The second video excerpt finds Margaret and me actively sifting through materials and trying to organize them into meaningful categories. As we confront the residues of our professional and personal interactions that have found their way into these folders, we also consider some of the chance circumstances and absurd serendipity that can determine what ends up being saved for posterity. Now that Margaret has achieved the status of successful senior artist, traces of her practice undoubtedly appear in multiple institutional archives, perhaps even in places she is unaware of. Seldom is the artist invited to play an active role in determining what is worth keeping.

This shot has come back to haunt me!

(Margaret Dragu—transcription from the video conversation)

We note how these materials—the detritus of lived experiences—reflect the ways our friendship and professional relationship are bound up with one another. The business end of supporting each other’s practices blurs with personal correspondence and familiar exchanges. Sometimes it is not even clear whether items were given as personal gifts, intended as specific research materials for the publication project, or meant to contribute to an imagined institutional library (or, as it transpires, a potential artist archive).

Do people want that crap?

(Paul Couillard—transcription from the video conversation)

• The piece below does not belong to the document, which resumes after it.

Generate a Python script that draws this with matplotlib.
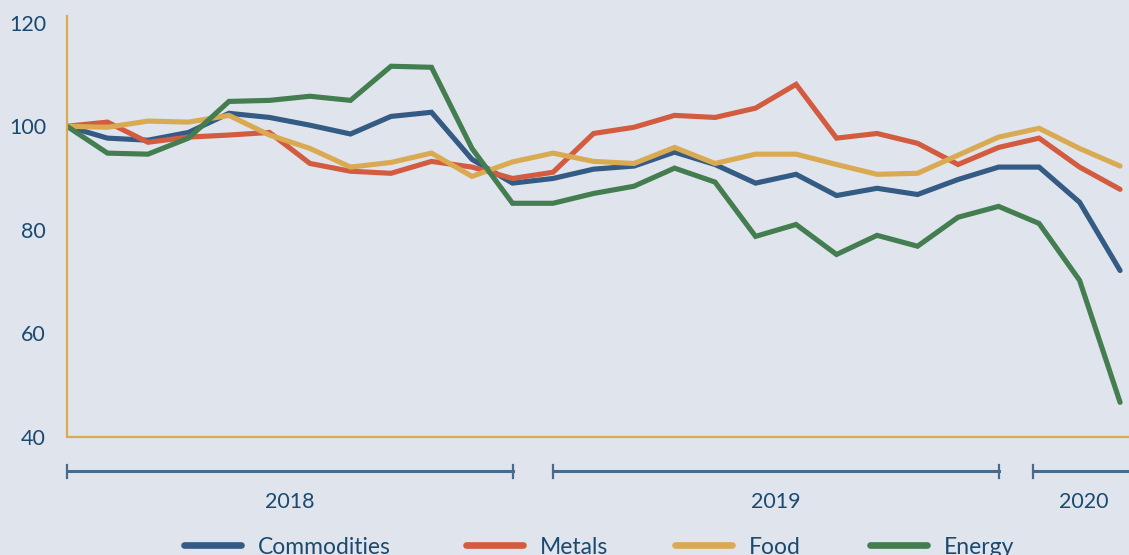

(ARTIST) ARCHIVES: Paul Couillard in conversation with Margaret Dragu, Part 2

In the third video excerpt, Margaret and I have finished going through FADO’s files. We take a moment to consider the intersection of archives and memory, and how what remains—however unplanned or haphazardly—can inevitably and inexorably shape our collective history. Margaret relates how the struggle between privileging the live moment and documenting events for history became a consciously political battle, and we muse on living bodies’ uncertain ability to store and retrieve memories. This leads to a discussion about intra-activity, a theoretical stance that suggests that time, space and matter are bound together, mutually determining what becomes and is recognizable as an entity; none of us are islands unto ourselves, and, as I haltingly suggest, “the relations and the actions are more primordial, in a way, than the entities we turn out to have been.” Margaret has an intense moment of “quantum déjà-vu,” and we wonder what, of what we have just experienced, has been evident to the eye of the camera and captured on tape. This is left as an open question for the viewer.

Rewind. We were having a kind of “intra-” moment…

(Margaret Dragu—transcription from the video conversation)

(ARTIST) ARCHIVES: Paul Couillard in conversation with Margaret Dragu, Part 3

NOTES

[1] Perhaps because I was initially involved with both FADO and the 7a*11d International Festival of Performance Art, which have worked synergistically to develop local platforms for performance art, there has frequently been confusion about the distinction between the two organizations. They are completely independent of each other, although FADO was one of several artist collectives that contributed to the development and programming of the first 7a*11d festival in 1997. FADO is an artist-run centre with year-round programming, a paid staff, and operational funding from federal, provincial and municipal sources. It began as an ad-hoc artist collective in 1993, and officially incorporated as a Canadian non-profit corporation in January 2001. TPAC, which organizes 7a*11d, is a collective of artists with no staff and no ongoing funding. We first formed in 1997, loosely coming to call ourselves the 7a*11d collective. We officially incorporated under the name Toronto Performance Art Collective as an Ontario corporation without share capital in 2012. We currently produce all of our activities on a project basis.